-- START OF INFORMATION SUPPLIED --

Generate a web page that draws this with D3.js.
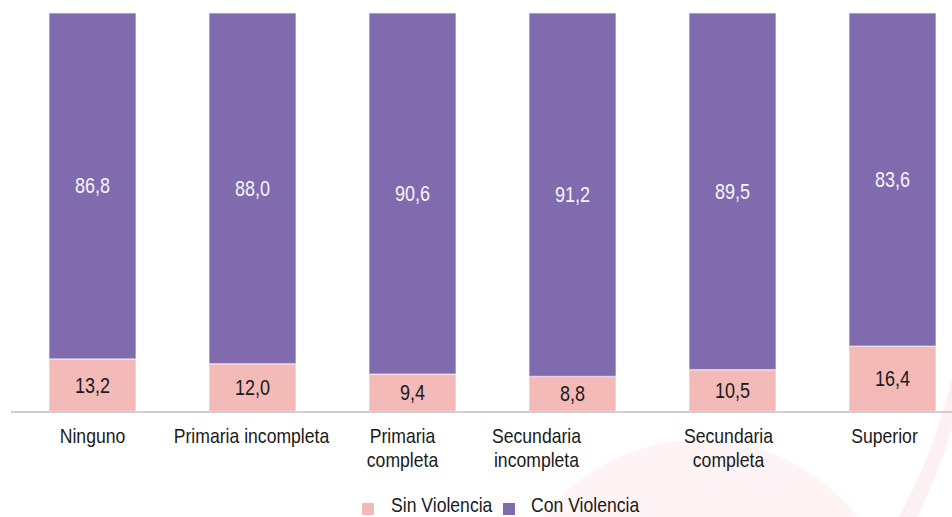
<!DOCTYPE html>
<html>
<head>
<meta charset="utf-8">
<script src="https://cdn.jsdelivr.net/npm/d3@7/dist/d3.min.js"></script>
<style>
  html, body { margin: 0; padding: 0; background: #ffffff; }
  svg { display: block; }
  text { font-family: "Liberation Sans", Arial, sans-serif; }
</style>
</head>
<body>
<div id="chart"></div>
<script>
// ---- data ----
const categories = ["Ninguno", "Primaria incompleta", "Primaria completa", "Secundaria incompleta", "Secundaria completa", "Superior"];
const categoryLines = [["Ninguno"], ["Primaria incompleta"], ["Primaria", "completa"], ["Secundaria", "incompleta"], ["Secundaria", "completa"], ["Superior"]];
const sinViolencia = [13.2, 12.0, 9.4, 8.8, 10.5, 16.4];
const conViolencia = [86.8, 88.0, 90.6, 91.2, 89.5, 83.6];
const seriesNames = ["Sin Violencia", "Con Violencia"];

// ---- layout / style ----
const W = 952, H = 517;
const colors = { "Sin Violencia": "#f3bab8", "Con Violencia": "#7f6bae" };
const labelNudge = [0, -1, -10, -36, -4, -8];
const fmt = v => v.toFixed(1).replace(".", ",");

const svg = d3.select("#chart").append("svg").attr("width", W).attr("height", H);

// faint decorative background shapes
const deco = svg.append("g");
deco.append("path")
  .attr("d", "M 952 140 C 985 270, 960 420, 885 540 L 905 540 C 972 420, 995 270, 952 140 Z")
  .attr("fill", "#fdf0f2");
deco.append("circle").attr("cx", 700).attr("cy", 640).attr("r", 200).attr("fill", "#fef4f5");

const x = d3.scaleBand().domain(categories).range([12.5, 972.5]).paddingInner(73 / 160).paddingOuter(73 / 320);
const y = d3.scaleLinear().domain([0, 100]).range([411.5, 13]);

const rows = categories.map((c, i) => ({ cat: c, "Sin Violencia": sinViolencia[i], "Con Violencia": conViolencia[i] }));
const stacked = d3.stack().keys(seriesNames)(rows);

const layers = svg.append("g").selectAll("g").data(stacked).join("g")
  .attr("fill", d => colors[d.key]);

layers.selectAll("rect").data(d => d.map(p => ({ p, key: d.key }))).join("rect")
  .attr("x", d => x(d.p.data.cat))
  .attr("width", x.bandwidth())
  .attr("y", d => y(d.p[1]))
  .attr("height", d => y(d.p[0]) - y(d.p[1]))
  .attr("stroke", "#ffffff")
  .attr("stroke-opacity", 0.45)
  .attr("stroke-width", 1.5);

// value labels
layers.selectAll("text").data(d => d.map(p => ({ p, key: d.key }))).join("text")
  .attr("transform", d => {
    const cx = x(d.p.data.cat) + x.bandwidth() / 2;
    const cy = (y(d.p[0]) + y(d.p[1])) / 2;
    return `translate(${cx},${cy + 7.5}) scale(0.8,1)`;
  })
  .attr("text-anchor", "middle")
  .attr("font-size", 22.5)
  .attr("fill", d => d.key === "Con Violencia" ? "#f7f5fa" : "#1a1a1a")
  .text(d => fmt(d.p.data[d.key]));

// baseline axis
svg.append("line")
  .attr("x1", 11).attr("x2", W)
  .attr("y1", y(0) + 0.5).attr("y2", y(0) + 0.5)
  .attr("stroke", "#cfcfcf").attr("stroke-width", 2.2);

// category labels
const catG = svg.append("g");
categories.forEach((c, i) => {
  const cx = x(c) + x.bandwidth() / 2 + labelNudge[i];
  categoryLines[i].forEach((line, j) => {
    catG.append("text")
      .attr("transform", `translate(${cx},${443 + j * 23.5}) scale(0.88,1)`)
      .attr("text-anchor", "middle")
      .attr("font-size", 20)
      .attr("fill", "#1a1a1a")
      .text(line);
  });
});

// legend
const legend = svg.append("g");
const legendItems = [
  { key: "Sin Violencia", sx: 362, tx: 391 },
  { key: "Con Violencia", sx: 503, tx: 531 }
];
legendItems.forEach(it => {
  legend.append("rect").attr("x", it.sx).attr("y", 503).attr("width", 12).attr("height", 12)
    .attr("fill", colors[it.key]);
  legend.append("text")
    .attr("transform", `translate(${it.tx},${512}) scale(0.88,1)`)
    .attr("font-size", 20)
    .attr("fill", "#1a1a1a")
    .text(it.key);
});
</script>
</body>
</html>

-- END OF INFORMATION SUPPLIED --

## [YOUR GOAL]
Copy every line of the data word for word, omitting the images.

## [CORRECT RESPONSE]
Generate a web page that draws this with D3.js.
<!DOCTYPE html>
<html>
<head>
<meta charset="utf-8">
<script src="https://cdn.jsdelivr.net/npm/d3@7/dist/d3.min.js"></script>
<style>
  html, body { margin: 0; padding: 0; background: #ffffff; }
  svg { display: block; }
  text { font-family: "Liberation Sans", Arial, sans-serif; }
</style>
</head>
<body>
<div id="chart"></div>
<script>
// ---- data ----
const categories = ["Ninguno", "Primaria incompleta", "Primaria completa", "Secundaria incompleta", "Secundaria completa", "Superior"];
const categoryLines = [["Ninguno"], ["Primaria incompleta"], ["Primaria", "completa"], ["Secundaria", "incompleta"], ["Secundaria", "completa"], ["Superior"]];
const sinViolencia = [13.2, 12.0, 9.4, 8.8, 10.5, 16.4];
const conViolencia = [86.8, 88.0, 90.6, 91.2, 89.5, 83.6];
const seriesNames = ["Sin Violencia", "Con Violencia"];

// ---- layout / style ----
const W = 952, H = 517;
const colors = { "Sin Violencia": "#f3bab8", "Con Violencia": "#7f6bae" };
const labelNudge = [0, -1, -10, -36, -4, -8];
const fmt = v => v.toFixed(1).replace(".", ",");

const svg = d3.select("#chart").append("svg").attr("width", W).attr("height", H);

// faint decorative background shapes
const deco = svg.append("g");
deco.append("path")
  .attr("d", "M 952 140 C 985 270, 960 420, 885 540 L 905 540 C 972 420, 995 270, 952 140 Z")
  .attr("fill", "#fdf0f2");
deco.append("circle").attr("cx", 700).attr("cy", 640).attr("r", 200).attr("fill", "#fef4f5");

const x = d3.scaleBand().domain(categories).range([12.5, 972.5]).paddingInner(73 / 160).paddingOuter(73 / 320);
const y = d3.scaleLinear().domain([0, 100]).range([411.5, 13]);

const rows = categories.map((c, i) => ({ cat: c, "Sin Violencia": sinViolencia[i], "Con Violencia": conViolencia[i] }));
const stacked = d3.stack().keys(seriesNames)(rows);

const layers = svg.append("g").selectAll("g").data(stacked).join("g")
  .attr("fill", d => colors[d.key]);

layers.selectAll("rect").data(d => d.map(p => ({ p, key: d.key }))).join("rect")
  .attr("x", d => x(d.p.data.cat))
  .attr("width", x.bandwidth())
  .attr("y", d => y(d.p[1]))
  .attr("height", d => y(d.p[0]) - y(d.p[1]))
  .attr("stroke", "#ffffff")
  .attr("stroke-opacity", 0.45)
  .attr("stroke-width", 1.5);

// value labels
layers.selectAll("text").data(d => d.map(p => ({ p, key: d.key }))).join("text")
  .attr("transform", d => {
    const cx = x(d.p.data.cat) + x.bandwidth() / 2;
    const cy = (y(d.p[0]) + y(d.p[1])) / 2;
    return `translate(${cx},${cy + 7.5}) scale(0.8,1)`;
  })
  .attr("text-anchor", "middle")
  .attr("font-size", 22.5)
  .attr("fill", d => d.key === "Con Violencia" ? "#f7f5fa" : "#1a1a1a")
  .text(d => fmt(d.p.data[d.key]));

// baseline axis
svg.append("line")
  .attr("x1", 11).attr("x2", W)
  .attr("y1", y(0) + 0.5).attr("y2", y(0) + 0.5)
  .attr("stroke", "#cfcfcf").attr("stroke-width", 2.2);

// category labels
const catG = svg.append("g");
categories.forEach((c, i) => {
  const cx = x(c) + x.bandwidth() / 2 + labelNudge[i];
  categoryLines[i].forEach((line, j) => {
    catG.append("text")
      .attr("transform", `translate(${cx},${443 + j * 23.5}) scale(0.88,1)`)
      .attr("text-anchor", "middle")
      .attr("font-size", 20)
      .attr("fill", "#1a1a1a")
      .text(line);
  });
});

// legend
const legend = svg.append("g");
const legendItems = [
  { key: "Sin Violencia", sx: 362, tx: 391 },
  { key: "Con Violencia", sx: 503, tx: 531 }
];
legendItems.forEach(it => {
  legend.append("rect").attr("x", it.sx).attr("y", 503).attr("width", 12).attr("height", 12)
    .attr("fill", colors[it.key]);
  legend.append("text")
    .attr("transform", `translate(${it.tx},${512}) scale(0.88,1)`)
    .attr("font-size", 20)
    .attr("fill", "#1a1a1a")
    .text(it.key);
});
</script>
</body>
</html>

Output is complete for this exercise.